If a president publicly declares that the nation is not borrowing, while the Finance Minister confirms substantial borrowing and a massive revenue shortfall, the issue transcends mere miscommunication. It becomes a question of credibility, and credibility, once eroded, is exceedingly difficult to restore.
Equally troubling is the silence that followed. No presidential aide has offered a coherent reconciliation of these conflicting positions. No effort has been made to clarify whether the earlier statement was premature, inaccurate, or overtaken by subsequent developments. Instead, the contradiction has been allowed to linger unaddressed, unexplained, and unresolved.
In governance, silence in the face of contradiction is rarely neutral. It signals either indifference or discomfort, neither of which inspires confidence.
The implications extend beyond one individual. When a Finance Minister is sidelined after presenting inconvenient data, a message is sent across the entire machinery of government: alignment is valued above accuracy. Civil servants become cautious. Advisers become guarded. Technocrats learn, quickly, that survival depends not on being correct, but on being agreeable. Such a culture is not merely inefficient, it is dangerous.
Economic policy cannot be sustained on optimism alone. Markets respond to credibility. Investors rely on consistency.

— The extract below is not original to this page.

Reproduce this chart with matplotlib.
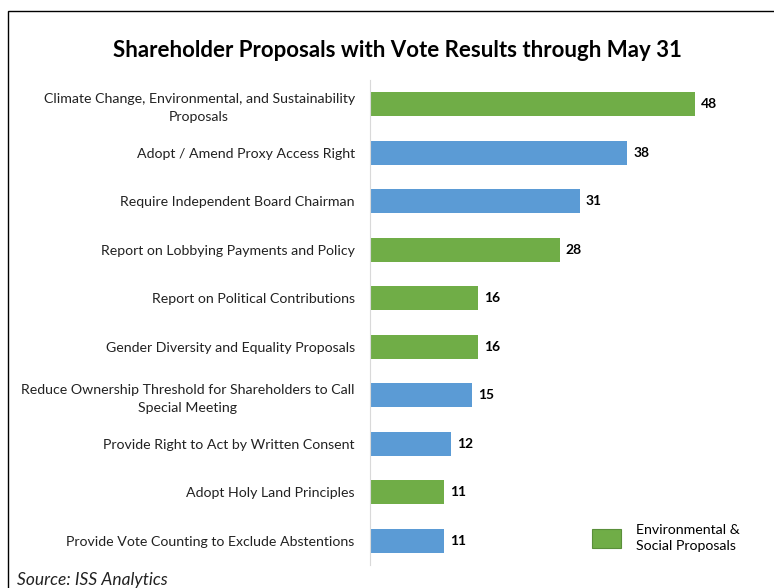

Citizens, ultimately, bear the cost of miscalculation. A government that projects fiscal strength while quietly accumulating debt risks not only economic instability but also a collapse of public trust.
It is in this context that the Lagos metaphor of a “one chance molue” acquires unsettling relevance. The vehicle appears functional, the journey seems routine.
Yet, beneath the surface lies deception, and by the time passengers recognise the danger, their options are limited. Nigeria must not become such a vehicle.
The central question remains unavoidable: can a government that is intolerant of internal truth sustain effective economic management?
The evidence from history suggests otherwise. Leadership is not diminished by contradiction; it is strengthened by correction. A president who permits and, indeed, encourages his ministers to present unvarnished realities demonstrates confidence, not weakness.
Conversely, a system that penalises candour in favour of conformity risks governing in partial blindness. Wale Edun’s exit, therefore, is more than a change. It is a signal and a warning that the space for honest engagement within government may be narrowing.
For a nation already grappling with debt pressures, revenue challenges and economic uncertainty, the margin for error is exceedingly thin.
To navigate such terrain requires not applause, but accuracy; not flattery, but frankness. If those entrusted with managing the economy cannot speak freely, then policy itself becomes compromised.When policy is compromised, consequences are inevitable.
The path forward demands a recalibration; one in which truth is restored to its rightful place at the centre of governance. Without it, even the most well-intentioned reforms will falter, undermined by the very environment in which they are executed.
For when truth becomes unwelcome, error is not merely possible, it is assured. And when error persists unchecked, decline is no longer a risk. It is a certainty.